Will der Arbeitgeber einen Teil der Arbeitnehmerschaft kündigen (z. B. bei Schließung einer Abteilung), ist er in seiner Entscheidung nicht restlos frei. Er muss eine Sozialauswahl treffen, die angemessen ist. Das bedeutet: Er hat schutzwürdige Arbeitnehmer in den Blick zu nehmen. Die entscheidenden Kriterien der Sozialauswahl hängen vom Lebensalter ab sowie
- der Dauer der Betriebszugehörigkeit
- den familiären Verpflichtungen des Arbeitnehmers (z. B. Versorgung von Kindern)
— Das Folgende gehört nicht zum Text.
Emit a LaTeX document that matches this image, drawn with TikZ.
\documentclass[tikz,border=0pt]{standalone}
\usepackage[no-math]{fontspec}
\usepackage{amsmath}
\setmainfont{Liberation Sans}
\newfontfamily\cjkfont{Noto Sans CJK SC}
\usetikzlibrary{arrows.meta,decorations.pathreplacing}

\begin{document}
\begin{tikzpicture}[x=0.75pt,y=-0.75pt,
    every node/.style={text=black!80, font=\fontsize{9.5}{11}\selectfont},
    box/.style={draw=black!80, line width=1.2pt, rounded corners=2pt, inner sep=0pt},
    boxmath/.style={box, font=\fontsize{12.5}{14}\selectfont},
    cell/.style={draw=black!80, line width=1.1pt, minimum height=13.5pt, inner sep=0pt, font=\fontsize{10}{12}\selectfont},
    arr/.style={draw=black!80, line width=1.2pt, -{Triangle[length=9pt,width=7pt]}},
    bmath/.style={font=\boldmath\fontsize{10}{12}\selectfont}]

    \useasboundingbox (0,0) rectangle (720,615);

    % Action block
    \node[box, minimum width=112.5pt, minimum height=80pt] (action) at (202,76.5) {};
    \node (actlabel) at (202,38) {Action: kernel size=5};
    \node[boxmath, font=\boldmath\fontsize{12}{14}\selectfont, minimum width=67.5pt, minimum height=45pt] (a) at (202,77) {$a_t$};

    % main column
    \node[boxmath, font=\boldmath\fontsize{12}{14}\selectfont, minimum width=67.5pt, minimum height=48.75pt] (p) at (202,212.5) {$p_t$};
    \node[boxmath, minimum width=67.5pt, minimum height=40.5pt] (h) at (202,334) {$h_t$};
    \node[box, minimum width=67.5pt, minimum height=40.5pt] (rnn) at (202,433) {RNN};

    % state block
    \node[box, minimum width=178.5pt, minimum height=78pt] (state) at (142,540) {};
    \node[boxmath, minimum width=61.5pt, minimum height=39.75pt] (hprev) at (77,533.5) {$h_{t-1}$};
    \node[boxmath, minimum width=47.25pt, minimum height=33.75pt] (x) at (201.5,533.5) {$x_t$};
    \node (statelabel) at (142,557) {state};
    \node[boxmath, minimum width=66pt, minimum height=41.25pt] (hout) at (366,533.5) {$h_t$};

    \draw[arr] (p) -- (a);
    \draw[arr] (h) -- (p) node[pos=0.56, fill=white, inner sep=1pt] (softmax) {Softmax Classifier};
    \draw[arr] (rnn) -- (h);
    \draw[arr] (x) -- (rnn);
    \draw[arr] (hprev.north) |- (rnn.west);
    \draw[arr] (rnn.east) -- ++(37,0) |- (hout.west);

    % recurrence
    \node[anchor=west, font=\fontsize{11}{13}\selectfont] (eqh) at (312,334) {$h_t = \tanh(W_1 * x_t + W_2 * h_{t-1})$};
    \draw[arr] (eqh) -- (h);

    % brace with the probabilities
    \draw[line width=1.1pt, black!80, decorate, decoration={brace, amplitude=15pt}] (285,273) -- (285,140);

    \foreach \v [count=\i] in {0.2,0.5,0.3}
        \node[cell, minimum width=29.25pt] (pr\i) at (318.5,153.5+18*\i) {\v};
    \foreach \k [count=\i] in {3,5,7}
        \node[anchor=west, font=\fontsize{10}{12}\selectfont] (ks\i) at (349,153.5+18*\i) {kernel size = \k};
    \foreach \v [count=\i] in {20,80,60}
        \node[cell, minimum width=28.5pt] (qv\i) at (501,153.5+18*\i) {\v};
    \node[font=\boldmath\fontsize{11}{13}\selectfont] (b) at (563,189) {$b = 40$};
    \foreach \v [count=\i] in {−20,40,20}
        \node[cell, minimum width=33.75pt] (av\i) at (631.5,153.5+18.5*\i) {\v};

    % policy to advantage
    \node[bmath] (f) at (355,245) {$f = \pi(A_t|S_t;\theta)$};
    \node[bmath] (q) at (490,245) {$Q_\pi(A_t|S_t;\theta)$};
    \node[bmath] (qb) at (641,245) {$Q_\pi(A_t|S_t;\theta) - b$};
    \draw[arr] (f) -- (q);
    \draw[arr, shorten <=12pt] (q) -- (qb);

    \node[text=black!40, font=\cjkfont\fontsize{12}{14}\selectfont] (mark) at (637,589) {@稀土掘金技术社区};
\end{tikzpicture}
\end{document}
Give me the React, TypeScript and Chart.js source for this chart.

- oder vom Vorliegen einer körperlichen bzw. geistigen Beeinträchtigung.
Empfehlung: Betriebs- oder Personalrat kontaktieren Eine Sozialauswahl findet in der Praxis oft nicht statt. Wenden Sie sich an den Betriebs- oder Personalrat, sofern er vorhanden ist. Melden Sie Ihre Ansprüche an und legen Sie Ihre Verhältnisse dar. |
Nach einer Kündigung: Handeln Sie eine Abfindung aus
Viele Kündigungen sind ungerechtfertigt oder unzulänglich begründet. Sie können formale oder inhaltliche Mängel aufweisen. Häufig sind Kündigungen vorschnell erfolgt, Abmahnungen – etwa bei verhaltensbedingten Kündigungen – hätten vor der Kündigung erfolgen müssen. Es fehlen glaubhafte Bemühungen, den Arbeitnehmer betriebsinterne Alternativen anzubieten.
Es ist eine Vielzahl an Mängeln denkbar, die eine Kündigung enthalten kann und die schließlich einer Prüfung vor Gericht kaum standhalten würde. Es bietet sich an – ehe Sie ein Verfahren beim Arbeitsgericht anstrengen – Ihren Arbeitgeber auf die Mängel in der Kündigung hinzuweisen und eine Abfindung auszuhandeln. Es kann um viel Geld gehen.